Tour à tour, les députés sont ensuite appelés à voter. Lorsque Michel Aoun est appelé à mettre son bulletin dans l'urne, les applaudissements se font entendre du côté des journalistes et de certains invités. Nabih Berry, qui n'autorise généralement pas ce genre de manifestations, ne dit rien et au nom de Saad Hariri, les applaudissements sont plus fournis. Mais c'est Berry lui-même qui en récoltera le plus, comme si quelque part, il y avait une petite guerre des applaudissements.

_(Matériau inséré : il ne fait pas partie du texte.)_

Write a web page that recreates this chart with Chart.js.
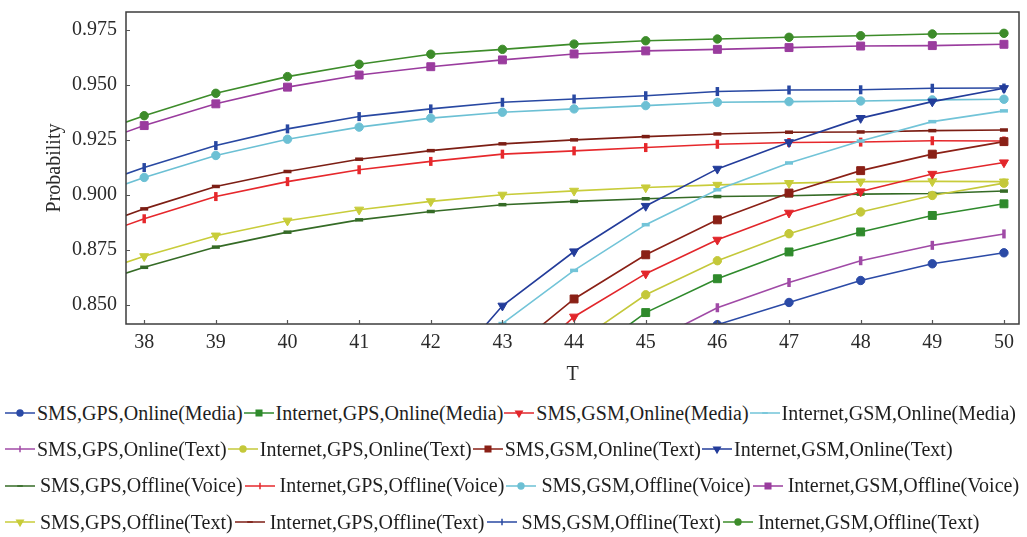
<!DOCTYPE html>
<html>
<head>
<meta charset="utf-8">
<script src="https://cdn.jsdelivr.net/npm/chart.js@4/dist/chart.umd.min.js"></script>
<style>
  html, body { margin: 0; padding: 0; background: #ffffff; }
  #wrap { position: relative; width: 1027px; height: 537px; overflow: hidden; background: #ffffff; }
  #plot { position: absolute; left: 0; top: 0; }
  #legend {
    position: absolute; left: 0; top: 395px; width: 1027px;
    font-family: "Liberation Serif", "Times New Roman", serif; font-size: 20px; color: #1e1e1e;
  }
  .row { display: flex; align-items: center; height: 36.3px; white-space: nowrap; padding-left: 5px; }
  .item { display: flex; align-items: center; margin-right: 1px; }
  .item canvas { display: block; margin-right: 2px; }
  .row.spaced .item canvas { margin-right: 5px; }
  .row.spaced .item { margin-right: 2px; }
</style>
</head>
<body>
<div id="wrap">
  <canvas id="plot" width="1027" height="395"></canvas>
  <div id="legend"></div>
</div>
<script>
// Time horizon T
const T = [37, 38, 39, 40, 41, 42, 43, 44, 45, 46, 47, 48, 49, 50];

// Probability for each strategy, one value per T (null = not reached yet)
const smsGpsOnlineMedia      = [null, null, null, null, null, null, null, null, 0.826, 0.8409, 0.851, 0.861, 0.8686, 0.8736];
const internetGpsOnlineMedia = [null, null, null, null, null, null, null, 0.8225, 0.8464, 0.8618, 0.874, 0.8831, 0.8906, 0.8959];
const smsGsmOnlineMedia      = [null, null, null, null, null, null, 0.815, 0.8445, 0.8641, 0.8795, 0.8918, 0.9015, 0.9095, 0.9147];
const internetGsmOnlineMedia = [null, null, null, null, null, 0.805, 0.8414, 0.8656, 0.8864, 0.9023, 0.9145, 0.9245, 0.9333, 0.9382];
const smsGpsOnlineText       = [null, null, null, null, null, null, null, 0.818, 0.832, 0.8486, 0.8601, 0.870, 0.877, 0.8822];
const internetGpsOnlineText  = [null, null, null, null, null, null, null, 0.832, 0.8545, 0.870, 0.8823, 0.8922, 0.8997, 0.9053];
const smsGsmOnlineText       = [null, null, null, null, null, null, 0.826, 0.8526, 0.8727, 0.8886, 0.9008, 0.911, 0.9185, 0.9242];
const internetGsmOnlineText  = [null, null, null, null, null, 0.812, 0.8495, 0.8742, 0.8949, 0.9118, 0.9239, 0.9349, 0.9424, 0.9485];
const smsGpsOfflineVoice      = [0.8565, 0.867, 0.8762, 0.883, 0.8886, 0.8924, 0.8955, 0.897, 0.8982, 0.8992, 0.8996, 0.9003, 0.9006, 0.9017];
const internetGpsOfflineVoice = [0.8775, 0.8891, 0.8992, 0.906, 0.9114, 0.9152, 0.9185, 0.920, 0.9215, 0.923, 0.9238, 0.9240, 0.9246, 0.9245];
const smsGsmOfflineVoice      = [0.8965, 0.9079, 0.9179, 0.9253, 0.9308, 0.9349, 0.9376, 0.9391, 0.9406, 0.9421, 0.9424, 0.9427, 0.9432, 0.9435];
const internetGsmOfflineVoice = [0.920, 0.9315, 0.9414, 0.949, 0.9545, 0.9583, 0.9614, 0.9641, 0.9655, 0.9662, 0.967, 0.9677, 0.9679, 0.9685];
const smsGpsOfflineText       = [0.861, 0.872, 0.8814, 0.8882, 0.8932, 0.897, 0.900, 0.9018, 0.9033, 0.9045, 0.9053, 0.9060, 0.9061, 0.906];
const internetGpsOfflineText  = [0.882, 0.8936, 0.9038, 0.9106, 0.9162, 0.9201, 0.9232, 0.925, 0.9265, 0.9277, 0.9285, 0.9286, 0.9292, 0.9295];
const smsGsmOfflineText       = [0.901, 0.9124, 0.9224, 0.930, 0.9356, 0.9391, 0.9421, 0.9436, 0.9451, 0.947, 0.9477, 0.9478, 0.9485, 0.9486];
const internetGsmOfflineText  = [0.9245, 0.936, 0.9462, 0.9538, 0.9594, 0.964, 0.9662, 0.9686, 0.9701, 0.9709, 0.9717, 0.9724, 0.9732, 0.9735];

// Tick values
const yTicks = [0.850, 0.875, 0.900, 0.925, 0.950, 0.975];
const xTicks = [38, 39, 40, 41, 42, 43, 44, 45, 46, 47, 48, 49, 50];

// Marker cycle: circle, square, down-triangle, horizontal dash, vertical bar
const MARK = {
  circle: { pointStyle: 'circle', radius: 4.2, rotation: 0, bw: 1 },
  square: { pointStyle: 'rect', radius: 5.6, rotation: 0, bw: 1 },
  tri:    { pointStyle: 'triangle', radius: 5.2, rotation: 180, bw: 1 },
  dash:   { pointStyle: 'line', radius: 4, rotation: 0, bw: 3.5 },
  bar:    { pointStyle: 'line', radius: 4.5, rotation: 90, bw: 3.5 }
};

const series = [
  { label: 'SMS,GPS,Online(Media)',       data: smsGpsOnlineMedia,      color: '#2b4aa6', mark: MARK.circle },
  { label: 'Internet,GPS,Online(Media)',  data: internetGpsOnlineMedia, color: '#2f8a2c', mark: MARK.square },
  { label: 'SMS,GSM,Online(Media)',       data: smsGsmOnlineMedia,      color: '#e2262b', mark: MARK.tri },
  { label: 'Internet,GSM,Online(Media)',  data: internetGsmOnlineMedia, color: '#72c4d8', mark: MARK.dash },
  { label: 'SMS,GPS,Online(Text)',        data: smsGpsOnlineText,       color: '#a04aa6', mark: MARK.bar },
  { label: 'Internet,GPS,Online(Text)',   data: internetGpsOnlineText,  color: '#c4c83a', mark: MARK.circle },
  { label: 'SMS,GSM,Online(Text)',        data: smsGsmOnlineText,       color: '#8a2016', mark: MARK.square },
  { label: 'Internet,GSM,Online(Text)',   data: internetGsmOnlineText,  color: '#233c9a', mark: MARK.tri },
  { label: 'SMS,GPS,Offline(Voice)',      data: smsGpsOfflineVoice,      color: '#356b26', mark: MARK.dash },
  { label: 'Internet,GPS,Offline(Voice)', data: internetGpsOfflineVoice, color: '#e6282c', mark: MARK.bar },
  { label: 'SMS,GSM,Offline(Voice)',      data: smsGsmOfflineVoice,      color: '#6cc0d4', mark: MARK.circle },
  { label: 'Internet,GSM,Offline(Voice)', data: internetGsmOfflineVoice, color: '#9a3c9e', mark: MARK.square },
  { label: 'SMS,GPS,Offline(Text)',       data: smsGpsOfflineText,       color: '#c8cc3a', mark: MARK.tri },
  { label: 'Internet,GPS,Offline(Text)',  data: internetGpsOfflineText,  color: '#7c1e14', mark: MARK.dash },
  { label: 'SMS,GSM,Offline(Text)',       data: smsGsmOfflineText,       color: '#2848a2', mark: MARK.bar },
  { label: 'Internet,GSM,Offline(Text)',  data: internetGsmOfflineText,  color: '#3d8c2a', mark: MARK.circle }
];

const FONT = { family: '"Liberation Serif", "Times New Roman", serif', size: 20 };
const INK = '#2a2a2a';

// Plot-box geometry on the canvas
const BOX = { left: 126, right: 1023, top: 12, bottom: 324 };
const CANVAS_H = 395;
const PAD_BOTTOM = 8;

const datasets = series.map(s => ({
  label: s.label,
  data: T.map((t, i) => ({ x: t, y: s.data[i] })),
  borderColor: s.color,
  backgroundColor: s.color,
  borderWidth: 1.6,
  tension: 0,
  spanGaps: false,
  pointStyle: s.mark.pointStyle,
  pointRadius: s.mark.radius,
  pointRotation: s.mark.rotation,
  pointBorderWidth: s.mark.bw,
  pointBackgroundColor: s.color,
  pointBorderColor: s.color
}));

// Frame around the plot plus short inward tick marks
const framePlugin = {
  id: 'frame',
  afterDatasetsDraw(chart) {
    const { ctx, chartArea: a, scales } = chart;
    ctx.save();
    ctx.strokeStyle = '#3c3c3c';
    ctx.lineWidth = 1.5;
    ctx.strokeRect(a.left, a.top, a.right - a.left, a.bottom - a.top);
    ctx.lineWidth = 1.2;
    ctx.strokeStyle = '#555';
    ctx.beginPath();
    scales.x.ticks.forEach(t => {
      const px = Math.round(scales.x.getPixelForValue(t.value)) + 0.5;
      ctx.moveTo(px, a.bottom);
      ctx.lineTo(px, a.bottom - 4);
    });
    scales.y.ticks.forEach(t => {
      const py = Math.round(scales.y.getPixelForValue(t.value)) + 0.5;
      ctx.moveTo(a.left, py);
      ctx.lineTo(a.left + 4, py);
    });
    ctx.stroke();
    ctx.restore();
  }
};

const chart = new Chart(document.getElementById('plot'), {
  type: 'line',
  data: { datasets },
  options: {
    responsive: false,
    animation: false,
    devicePixelRatio: 1,
    layout: { padding: { left: 0, right: 1027 - BOX.right, top: BOX.top, bottom: PAD_BOTTOM } },
    plugins: { legend: { display: false }, tooltip: { enabled: false } },
    scales: {
      x: {
        type: 'linear',
        min: 37.746,
        max: 50.21,
        border: { display: false },
        grid: { display: false, drawTicks: false },
        afterBuildTicks: s => { s.ticks = xTicks.map(v => ({ value: v })); },
        ticks: { padding: 7, font: FONT, color: INK, maxRotation: 0, autoSkip: false, callback: v => String(v) },
        title: { display: true, text: 'T', font: FONT, color: INK, padding: { top: 0, bottom: 0 } },
        afterFit: s => {
          s.height = CANVAS_H - PAD_BOTTOM - BOX.bottom;
          s.paddingLeft = 0; s.paddingRight = 0;
        }
      },
      y: {
        type: 'linear',
        min: 0.8412,
        max: 0.9832,
        border: { display: false },
        grid: { display: false, drawTicks: false },
        afterBuildTicks: s => { s.ticks = yTicks.map(v => ({ value: v })); },
        ticks: { padding: 9, font: FONT, color: INK, autoSkip: false, callback: v => v.toFixed(3) },
        title: { display: true, text: 'Probability', font: FONT, color: INK, padding: { top: 43, bottom: 0 } },
        afterFit: s => {
          s.width = BOX.left;
          s.paddingTop = 0; s.paddingBottom = 0;
        }
      }
    }
  },
  plugins: [framePlugin]
});

// Legend: four entries per row, line-and-marker swatch before each label
function drawSwatch(cv, s) {
  const c = cv.getContext('2d');
  const w = cv.width, h = cv.height, cy = h / 2;
  c.strokeStyle = s.color;
  c.fillStyle = s.color;
  c.lineWidth = 1.5;
  c.beginPath();
  c.moveTo(0, cy);
  c.lineTo(w, cy);
  c.stroke();
  const opts = {
    pointStyle: s.mark.pointStyle,
    rotation: s.mark.rotation,
    radius: s.mark.radius * 0.7,
    borderWidth: s.mark.bw > 1 ? 3 : 1
  };
  if (Chart.helpers && Chart.helpers.drawPoint) {
    Chart.helpers.drawPoint(c, opts, w / 2, cy);
  } else {
    c.beginPath();
    c.arc(w / 2, cy, 3, 0, Math.PI * 2);
    c.fill();
  }
}

const legendEl = document.getElementById('legend');
for (let r = 0; r < series.length; r += 4) {
  const row = document.createElement('div');
  row.className = r >= 8 ? 'row spaced' : 'row';
  series.slice(r, r + 4).forEach(s => {
    const item = document.createElement('div');
    item.className = 'item';
    const cv = document.createElement('canvas');
    cv.width = 30; cv.height = 16;
    drawSwatch(cv, s);
    const span = document.createElement('span');
    span.textContent = s.label;
    item.appendChild(cv);
    item.appendChild(span);
    row.appendChild(item);
  });
  legendEl.appendChild(row);
}
</script>
</body>
</html>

Alors que de nombreux pronostics avaient donné Aoun gagnant dès le premier tour, il n'obtient finalement que 84 voix sur 127, avec 36 bulletins blancs, six bulletins annulés et une voix pour Gilberte Zouein. Cinq des bulletins annulés avaient mentionné « la révolution du Cèdre est toujours au service du Liban » et le sixième portait le nom de Myriam Klink. Samy Gemayel veut protester en demandant pourquoi le bulletin de Klink est annulé et Berry répond : elle est orthodoxe, suscitant les rires de l'assistance.

 

(Lire aussi : 1988 - 2016 : Michel Aoun en 16 "petites phrases")

 

Pour le deuxième tour, l'atmosphère est encore plus tendue, les députés aounistes sentant qu'un mauvais tour se prépare. Personne ne songe plus à applaudir et tout le monde attend le résultat. Mais il ne sera pas à la hauteur des attentes, puisqu'en faisant le tri, Marwan Hamadé et Antoine Zahra (ils sont membres du bureau de la Chambre, chargés du dépouillement des votes) découvrent qu'il y a 128 enveloppes pour 127 votants. Berry s'emporte et estime que c'est une honte. Il propose de faire le décompte et si le vainqueur l'emporte à plus d'une voix, il sera déclaré président. Samy Gemayel refuse et il faut donc procéder à un nouveau vote. Berry demande à chaque député de bien vérifier qu'il met une seule enveloppe ; ce qui pousse Walid Joumblatt à faire un geste théâtral dans ce sens. Et toujours sur le ton de la plaisanterie, Berry appelle Mikati à ses côtés en le taquinant : « C'est peut-être vous qui avez mis le bulletin de trop. » Mais une fois de plus, le compte n'y est pas. Il est clair que quelqu'un s'amuse à plomber le vote, dans le but peut-être de pousser le général Aoun à bout. Mais ce dernier reste imperturbable assis sur son siège aux côtés de Kanaan et Alain Aoun.

 

(Lire aussi : Présidentielle : les acteurs économiques espèrent le changement et les réformes)

 

Berry fait une dernière tentative en demandant à chaque député de se lever pour mettre son bulletin dans l'urne sous les yeux vigilants de Marwan Hamadé et Antoine Zahra. La scène peut paraître ridicule en tout cas, elle n'est pas à la hauteur de l'importance de l'échéance. On dirait des élèves dissipés qui cherchent à vexer leur professeur. Pourtant, la nouvelle méthode porte ses fruits et cette fois le compte est bon. Ce qui pousse les députés à applaudir avec soulagement. Finalement, Michel Aoun est élu avec 83 voix au second tour, 36 bulletins blancs, sept annulés et une voix pour Sethrida Geagea, toute de blanc vêtue.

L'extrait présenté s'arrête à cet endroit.